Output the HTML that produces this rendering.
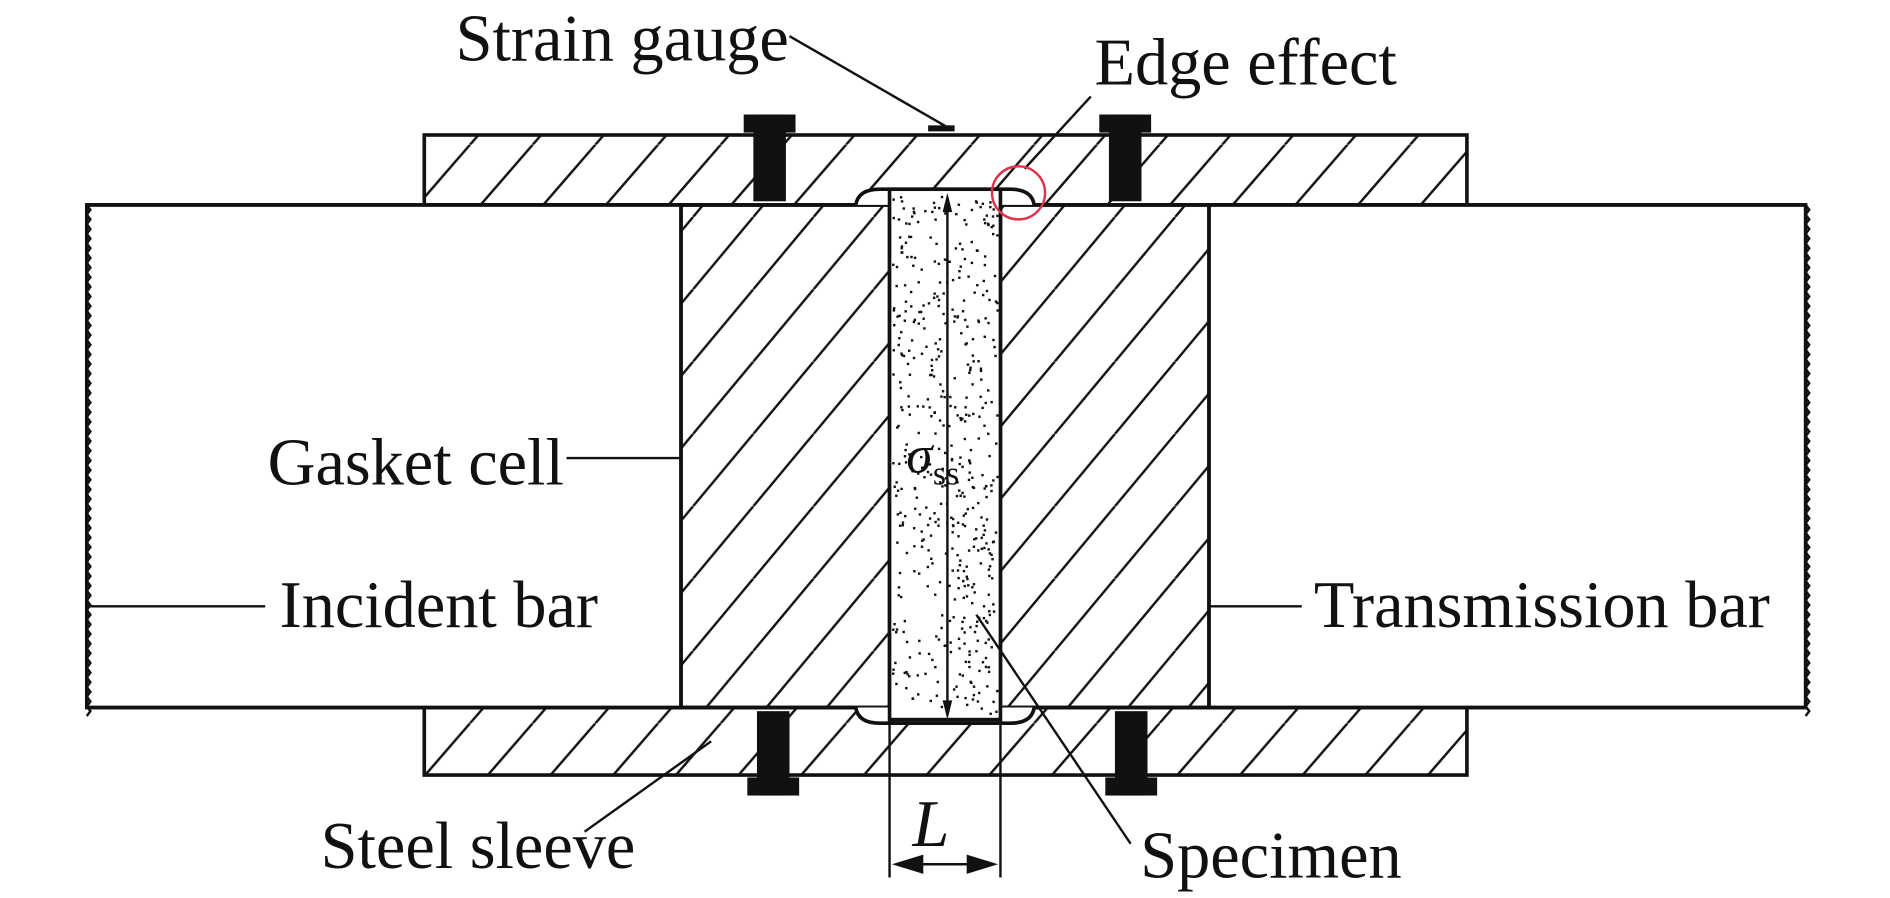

-*-

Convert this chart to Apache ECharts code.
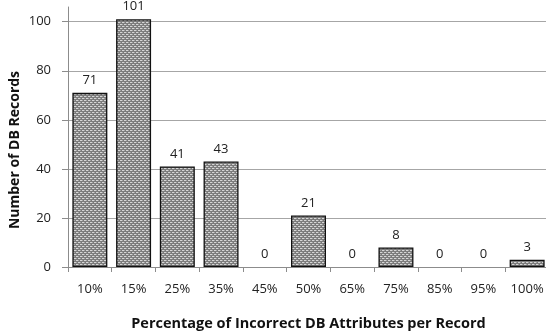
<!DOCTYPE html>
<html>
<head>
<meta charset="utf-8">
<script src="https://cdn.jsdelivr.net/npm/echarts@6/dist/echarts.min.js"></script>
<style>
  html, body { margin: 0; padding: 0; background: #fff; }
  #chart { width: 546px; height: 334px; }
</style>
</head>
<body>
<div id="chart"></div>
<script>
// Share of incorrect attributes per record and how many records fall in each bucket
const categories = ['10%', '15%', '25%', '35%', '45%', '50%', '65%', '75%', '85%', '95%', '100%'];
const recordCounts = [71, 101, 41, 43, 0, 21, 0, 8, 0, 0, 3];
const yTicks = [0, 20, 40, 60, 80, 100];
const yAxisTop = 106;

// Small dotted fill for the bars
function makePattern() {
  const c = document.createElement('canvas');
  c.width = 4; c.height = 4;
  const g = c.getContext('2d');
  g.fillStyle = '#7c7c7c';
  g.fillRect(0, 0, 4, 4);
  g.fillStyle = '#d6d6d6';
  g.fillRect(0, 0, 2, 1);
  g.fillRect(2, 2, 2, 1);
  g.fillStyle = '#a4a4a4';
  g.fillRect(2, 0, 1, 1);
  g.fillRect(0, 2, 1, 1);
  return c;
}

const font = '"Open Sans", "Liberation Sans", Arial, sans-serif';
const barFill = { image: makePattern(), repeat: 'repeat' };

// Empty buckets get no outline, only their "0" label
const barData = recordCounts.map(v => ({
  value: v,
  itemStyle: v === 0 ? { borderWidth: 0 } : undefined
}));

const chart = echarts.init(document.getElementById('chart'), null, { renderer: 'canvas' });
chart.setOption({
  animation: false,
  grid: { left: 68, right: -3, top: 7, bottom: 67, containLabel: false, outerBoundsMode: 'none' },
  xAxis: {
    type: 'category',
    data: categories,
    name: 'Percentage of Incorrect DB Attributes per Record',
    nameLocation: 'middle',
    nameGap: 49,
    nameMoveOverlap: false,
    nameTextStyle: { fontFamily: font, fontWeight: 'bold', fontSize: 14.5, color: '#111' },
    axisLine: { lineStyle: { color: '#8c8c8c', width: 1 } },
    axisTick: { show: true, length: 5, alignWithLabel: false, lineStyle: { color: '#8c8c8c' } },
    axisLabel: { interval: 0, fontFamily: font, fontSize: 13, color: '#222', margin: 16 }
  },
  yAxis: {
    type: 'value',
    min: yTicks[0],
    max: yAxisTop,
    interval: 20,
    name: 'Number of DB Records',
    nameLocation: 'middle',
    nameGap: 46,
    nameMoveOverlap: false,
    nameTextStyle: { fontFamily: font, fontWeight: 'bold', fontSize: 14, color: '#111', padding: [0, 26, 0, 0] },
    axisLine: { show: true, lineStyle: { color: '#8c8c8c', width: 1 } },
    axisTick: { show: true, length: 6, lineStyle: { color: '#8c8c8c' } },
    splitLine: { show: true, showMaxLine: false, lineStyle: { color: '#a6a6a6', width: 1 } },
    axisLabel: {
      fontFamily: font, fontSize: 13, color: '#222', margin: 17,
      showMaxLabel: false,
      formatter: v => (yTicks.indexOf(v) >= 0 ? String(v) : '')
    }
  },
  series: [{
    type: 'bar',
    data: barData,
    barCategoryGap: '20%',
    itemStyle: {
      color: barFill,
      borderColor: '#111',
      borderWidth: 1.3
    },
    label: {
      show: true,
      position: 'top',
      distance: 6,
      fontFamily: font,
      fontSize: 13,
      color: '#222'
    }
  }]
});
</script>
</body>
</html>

-*-

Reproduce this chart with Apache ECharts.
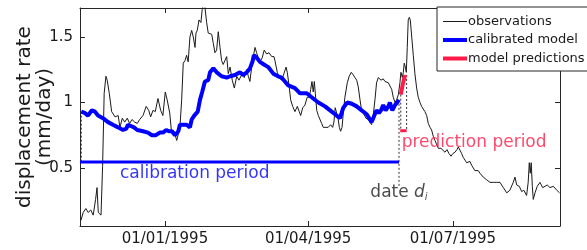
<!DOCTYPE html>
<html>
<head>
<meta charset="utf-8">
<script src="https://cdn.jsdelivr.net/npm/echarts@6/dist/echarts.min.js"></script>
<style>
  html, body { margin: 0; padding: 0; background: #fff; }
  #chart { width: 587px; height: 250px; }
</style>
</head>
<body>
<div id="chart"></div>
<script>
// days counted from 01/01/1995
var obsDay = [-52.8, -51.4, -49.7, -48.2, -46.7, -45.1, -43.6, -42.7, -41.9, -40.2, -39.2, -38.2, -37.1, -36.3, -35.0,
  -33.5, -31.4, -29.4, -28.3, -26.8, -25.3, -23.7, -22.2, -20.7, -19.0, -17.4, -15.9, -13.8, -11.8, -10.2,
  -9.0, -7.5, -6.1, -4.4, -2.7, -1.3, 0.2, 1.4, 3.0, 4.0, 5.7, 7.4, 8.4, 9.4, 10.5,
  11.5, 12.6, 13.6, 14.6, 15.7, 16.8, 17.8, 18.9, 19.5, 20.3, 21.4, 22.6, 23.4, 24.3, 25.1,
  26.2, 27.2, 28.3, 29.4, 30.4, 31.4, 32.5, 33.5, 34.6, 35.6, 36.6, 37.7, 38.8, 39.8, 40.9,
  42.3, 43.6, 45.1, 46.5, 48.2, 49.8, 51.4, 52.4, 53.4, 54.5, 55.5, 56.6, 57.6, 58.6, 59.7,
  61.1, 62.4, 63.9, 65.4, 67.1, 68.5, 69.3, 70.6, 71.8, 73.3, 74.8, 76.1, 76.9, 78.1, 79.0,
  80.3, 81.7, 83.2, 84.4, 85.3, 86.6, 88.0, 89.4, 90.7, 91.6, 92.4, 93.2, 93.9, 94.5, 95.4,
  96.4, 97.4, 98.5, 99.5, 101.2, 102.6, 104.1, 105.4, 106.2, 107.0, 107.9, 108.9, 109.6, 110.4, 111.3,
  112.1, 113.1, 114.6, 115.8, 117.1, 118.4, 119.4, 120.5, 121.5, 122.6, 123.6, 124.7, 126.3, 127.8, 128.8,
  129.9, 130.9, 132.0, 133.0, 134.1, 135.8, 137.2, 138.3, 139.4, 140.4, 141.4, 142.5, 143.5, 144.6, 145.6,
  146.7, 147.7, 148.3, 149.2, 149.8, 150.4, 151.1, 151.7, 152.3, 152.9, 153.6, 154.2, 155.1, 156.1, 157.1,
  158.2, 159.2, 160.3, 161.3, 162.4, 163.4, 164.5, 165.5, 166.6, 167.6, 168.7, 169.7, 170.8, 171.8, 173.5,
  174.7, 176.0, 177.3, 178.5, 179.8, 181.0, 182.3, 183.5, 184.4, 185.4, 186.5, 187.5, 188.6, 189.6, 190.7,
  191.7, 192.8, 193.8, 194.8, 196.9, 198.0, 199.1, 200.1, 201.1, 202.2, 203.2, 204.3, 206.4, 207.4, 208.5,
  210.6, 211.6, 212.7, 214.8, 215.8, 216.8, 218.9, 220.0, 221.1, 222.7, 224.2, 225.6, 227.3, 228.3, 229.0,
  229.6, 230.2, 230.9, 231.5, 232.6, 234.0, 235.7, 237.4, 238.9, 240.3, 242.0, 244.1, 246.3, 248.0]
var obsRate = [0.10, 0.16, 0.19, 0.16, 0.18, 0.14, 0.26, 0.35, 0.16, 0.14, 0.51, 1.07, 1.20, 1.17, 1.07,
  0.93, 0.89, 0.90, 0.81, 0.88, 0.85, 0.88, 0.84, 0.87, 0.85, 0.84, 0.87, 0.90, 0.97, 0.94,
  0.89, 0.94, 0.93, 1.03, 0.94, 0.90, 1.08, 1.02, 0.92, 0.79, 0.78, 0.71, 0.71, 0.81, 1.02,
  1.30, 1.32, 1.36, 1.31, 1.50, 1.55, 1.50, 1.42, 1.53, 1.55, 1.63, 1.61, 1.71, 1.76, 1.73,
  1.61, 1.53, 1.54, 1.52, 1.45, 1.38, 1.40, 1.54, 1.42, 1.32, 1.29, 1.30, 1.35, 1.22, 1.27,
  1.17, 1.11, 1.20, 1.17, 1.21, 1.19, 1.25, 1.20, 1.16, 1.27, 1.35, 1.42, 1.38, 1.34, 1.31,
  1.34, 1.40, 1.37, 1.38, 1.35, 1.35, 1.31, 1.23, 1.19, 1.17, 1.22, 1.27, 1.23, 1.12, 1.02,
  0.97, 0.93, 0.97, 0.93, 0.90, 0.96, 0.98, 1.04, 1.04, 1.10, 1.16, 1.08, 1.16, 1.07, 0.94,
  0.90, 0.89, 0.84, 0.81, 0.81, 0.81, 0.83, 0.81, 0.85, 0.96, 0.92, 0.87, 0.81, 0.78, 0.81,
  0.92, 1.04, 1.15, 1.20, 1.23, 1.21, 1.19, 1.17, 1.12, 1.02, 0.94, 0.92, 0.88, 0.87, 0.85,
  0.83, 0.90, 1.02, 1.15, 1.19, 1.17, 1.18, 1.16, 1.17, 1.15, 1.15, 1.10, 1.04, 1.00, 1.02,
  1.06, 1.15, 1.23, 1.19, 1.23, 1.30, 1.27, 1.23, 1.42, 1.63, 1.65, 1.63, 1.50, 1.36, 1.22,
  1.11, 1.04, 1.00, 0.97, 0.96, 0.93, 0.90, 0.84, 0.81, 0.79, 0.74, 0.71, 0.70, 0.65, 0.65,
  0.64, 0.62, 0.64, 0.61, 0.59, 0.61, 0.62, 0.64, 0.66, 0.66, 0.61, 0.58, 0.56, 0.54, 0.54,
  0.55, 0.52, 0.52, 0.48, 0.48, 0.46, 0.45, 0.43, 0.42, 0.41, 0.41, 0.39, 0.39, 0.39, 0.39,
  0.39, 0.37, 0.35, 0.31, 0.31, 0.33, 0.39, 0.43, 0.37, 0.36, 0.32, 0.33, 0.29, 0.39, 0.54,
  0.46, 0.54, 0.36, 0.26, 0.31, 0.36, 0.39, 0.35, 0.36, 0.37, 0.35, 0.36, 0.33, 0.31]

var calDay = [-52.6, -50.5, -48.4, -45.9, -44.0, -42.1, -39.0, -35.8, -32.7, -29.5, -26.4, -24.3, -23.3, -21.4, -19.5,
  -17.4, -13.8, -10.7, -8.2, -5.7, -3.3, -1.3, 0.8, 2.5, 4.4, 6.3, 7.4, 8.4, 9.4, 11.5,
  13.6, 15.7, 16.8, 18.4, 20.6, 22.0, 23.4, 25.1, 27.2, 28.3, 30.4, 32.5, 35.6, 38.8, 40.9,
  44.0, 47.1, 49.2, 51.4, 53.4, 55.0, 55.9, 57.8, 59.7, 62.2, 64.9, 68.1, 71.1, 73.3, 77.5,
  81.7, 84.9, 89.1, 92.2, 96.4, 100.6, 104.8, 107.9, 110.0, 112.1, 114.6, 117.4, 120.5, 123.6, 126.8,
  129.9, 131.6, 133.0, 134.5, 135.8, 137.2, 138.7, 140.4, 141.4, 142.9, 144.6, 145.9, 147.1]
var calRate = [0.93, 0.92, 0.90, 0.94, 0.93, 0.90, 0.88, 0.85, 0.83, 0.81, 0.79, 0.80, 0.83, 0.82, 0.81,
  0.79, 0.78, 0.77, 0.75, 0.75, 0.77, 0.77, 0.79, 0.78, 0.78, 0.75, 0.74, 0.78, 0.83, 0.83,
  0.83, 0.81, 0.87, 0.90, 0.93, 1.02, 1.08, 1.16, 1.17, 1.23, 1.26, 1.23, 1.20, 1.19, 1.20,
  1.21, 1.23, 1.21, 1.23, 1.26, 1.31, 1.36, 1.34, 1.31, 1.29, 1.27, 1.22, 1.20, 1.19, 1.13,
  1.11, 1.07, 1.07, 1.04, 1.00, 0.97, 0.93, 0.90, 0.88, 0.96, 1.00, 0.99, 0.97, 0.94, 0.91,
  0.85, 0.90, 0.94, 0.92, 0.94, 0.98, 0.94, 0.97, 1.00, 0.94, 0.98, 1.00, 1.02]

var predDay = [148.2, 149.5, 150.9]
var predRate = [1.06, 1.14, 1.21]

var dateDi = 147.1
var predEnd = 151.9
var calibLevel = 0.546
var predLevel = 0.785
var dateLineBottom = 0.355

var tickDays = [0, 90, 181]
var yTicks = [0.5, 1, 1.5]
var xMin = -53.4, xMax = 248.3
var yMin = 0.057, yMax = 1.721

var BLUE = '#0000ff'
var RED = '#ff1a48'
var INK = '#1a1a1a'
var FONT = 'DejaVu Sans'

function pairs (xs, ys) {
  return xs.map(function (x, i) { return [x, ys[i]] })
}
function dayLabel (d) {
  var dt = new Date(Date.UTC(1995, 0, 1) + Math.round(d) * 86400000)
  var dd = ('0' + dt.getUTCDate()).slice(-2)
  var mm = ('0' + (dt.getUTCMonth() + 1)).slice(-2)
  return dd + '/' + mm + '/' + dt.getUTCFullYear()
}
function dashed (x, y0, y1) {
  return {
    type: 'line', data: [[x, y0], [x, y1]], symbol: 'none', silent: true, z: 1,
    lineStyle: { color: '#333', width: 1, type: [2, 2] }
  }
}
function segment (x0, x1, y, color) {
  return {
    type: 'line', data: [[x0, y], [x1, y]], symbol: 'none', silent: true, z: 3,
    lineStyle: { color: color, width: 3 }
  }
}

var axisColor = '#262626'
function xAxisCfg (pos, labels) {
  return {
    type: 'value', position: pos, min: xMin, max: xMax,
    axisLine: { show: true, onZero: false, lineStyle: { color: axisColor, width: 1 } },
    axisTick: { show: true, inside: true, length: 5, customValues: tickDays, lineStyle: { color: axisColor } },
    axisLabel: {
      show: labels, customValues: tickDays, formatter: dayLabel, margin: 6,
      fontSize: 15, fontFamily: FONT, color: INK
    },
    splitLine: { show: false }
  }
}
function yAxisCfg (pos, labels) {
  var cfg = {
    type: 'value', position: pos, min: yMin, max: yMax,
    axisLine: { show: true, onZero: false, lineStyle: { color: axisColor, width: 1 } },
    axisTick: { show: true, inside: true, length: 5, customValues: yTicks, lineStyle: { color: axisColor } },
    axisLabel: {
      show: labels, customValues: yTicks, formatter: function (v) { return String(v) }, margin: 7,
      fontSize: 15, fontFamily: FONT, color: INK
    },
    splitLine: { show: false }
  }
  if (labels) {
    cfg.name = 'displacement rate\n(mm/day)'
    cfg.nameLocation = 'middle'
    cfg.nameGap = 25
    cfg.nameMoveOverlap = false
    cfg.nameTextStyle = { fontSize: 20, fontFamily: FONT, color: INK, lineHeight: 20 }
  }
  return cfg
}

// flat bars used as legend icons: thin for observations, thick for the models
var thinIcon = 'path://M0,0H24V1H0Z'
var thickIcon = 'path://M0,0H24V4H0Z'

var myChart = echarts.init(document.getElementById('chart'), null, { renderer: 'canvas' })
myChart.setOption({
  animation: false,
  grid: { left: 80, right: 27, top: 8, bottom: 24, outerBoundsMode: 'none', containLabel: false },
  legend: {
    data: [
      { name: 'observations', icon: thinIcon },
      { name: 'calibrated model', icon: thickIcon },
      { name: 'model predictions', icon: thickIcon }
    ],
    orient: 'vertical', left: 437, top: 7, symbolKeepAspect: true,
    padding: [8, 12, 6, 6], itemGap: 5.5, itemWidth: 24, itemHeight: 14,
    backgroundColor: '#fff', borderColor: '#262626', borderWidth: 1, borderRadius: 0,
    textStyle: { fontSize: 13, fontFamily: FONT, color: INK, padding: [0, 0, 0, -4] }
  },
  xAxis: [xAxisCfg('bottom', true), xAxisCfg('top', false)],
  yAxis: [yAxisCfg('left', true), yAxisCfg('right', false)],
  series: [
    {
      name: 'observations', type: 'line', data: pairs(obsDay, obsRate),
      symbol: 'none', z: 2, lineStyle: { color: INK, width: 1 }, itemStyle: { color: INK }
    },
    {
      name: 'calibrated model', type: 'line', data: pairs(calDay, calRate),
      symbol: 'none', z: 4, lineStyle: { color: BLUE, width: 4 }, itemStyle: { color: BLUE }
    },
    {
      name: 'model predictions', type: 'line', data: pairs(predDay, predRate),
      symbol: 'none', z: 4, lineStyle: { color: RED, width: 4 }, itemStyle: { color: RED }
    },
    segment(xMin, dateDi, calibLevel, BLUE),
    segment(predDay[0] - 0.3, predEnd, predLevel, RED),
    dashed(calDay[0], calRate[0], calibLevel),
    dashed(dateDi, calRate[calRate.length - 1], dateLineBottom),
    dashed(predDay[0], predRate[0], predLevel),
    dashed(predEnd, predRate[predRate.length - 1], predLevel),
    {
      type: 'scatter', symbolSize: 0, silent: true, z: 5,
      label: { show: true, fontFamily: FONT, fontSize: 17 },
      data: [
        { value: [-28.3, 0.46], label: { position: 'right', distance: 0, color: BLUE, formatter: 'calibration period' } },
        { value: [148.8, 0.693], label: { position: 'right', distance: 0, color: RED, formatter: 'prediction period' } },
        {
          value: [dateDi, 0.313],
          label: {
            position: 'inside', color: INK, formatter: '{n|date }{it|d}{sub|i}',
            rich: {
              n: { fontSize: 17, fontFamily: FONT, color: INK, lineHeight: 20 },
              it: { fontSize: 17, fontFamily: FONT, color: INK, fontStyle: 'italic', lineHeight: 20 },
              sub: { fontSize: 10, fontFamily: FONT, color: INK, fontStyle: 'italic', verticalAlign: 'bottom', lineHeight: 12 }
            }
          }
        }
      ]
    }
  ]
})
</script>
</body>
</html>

-*-

What you will do => Go through the listing above and list every line that has the word "this".

Task answer =>
Output the HTML that produces this rendering.
Convert this chart to Apache ECharts code.
Reproduce this chart with Apache ECharts.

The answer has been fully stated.